Giving and getting K+ will improve your Klout score but not in the same way improving your social media reach will. For example my score might get a 0.05% bump from getting 10 K+ a day. But I can get a 0.80 bump from a busy day on one of the social media platforms.
The best way to use Klout to improve your online presence is to make sure you link all your social media profiles. The main ones being Instagram, Facebook, LinkedIn, Twitter and Google +. These are the channels that directly effect your Klout score. As previously mentioned my Facebook page isn’t helping me out much on Klout. This shows me that this is a social media platform that I need to work on. With millions of users, Facebook is not one of the areas you want to be falling behind on! Likewise with LinkedIn, this is now the 3rd biggest social media platform. It’s also where freelance writers and bloggers could potentially gain new contacts and new opportunities.

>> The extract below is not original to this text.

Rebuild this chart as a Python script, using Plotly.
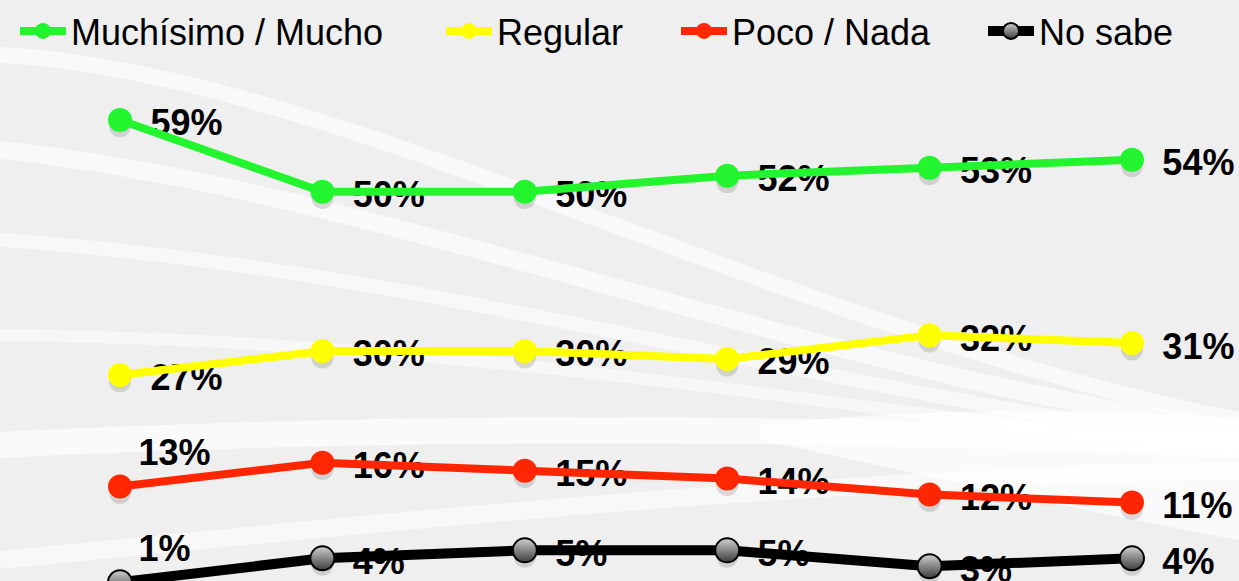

Are you starting to see what Klout can do for you? If you want to be a giant across all social media platforms this is going to help. Not only does Klout highlight those social media platforms that need some work it can also show you how effective your marketing strategy is.
For example, I only joined Instagram about 2 months ago. I had no idea what I needed to do to grow my following. I read a few posts, did a bit of research. Developed a strategy and set about testing it. The strategy I chose was very time-consuming and I have to say not that effective. I didn’t see a rise in my Instagram followers and I didn’t see much of a rise on Klout either. So I changed my strategy. Within in 4 weeks I had doubled my Instagram following and had a corresponding 3 point bump on Klout. My Instagram profile now contributes nearly 40% to my Klout score!
So there you have it. The two main reasons you should give a crap about Klout. It can give you great insight into your reach across all social media platforms. As well as help you to measure how effective your engagement across social media is.
Do you use Klout? In you opinion is it worthwhile in growing your social media presence?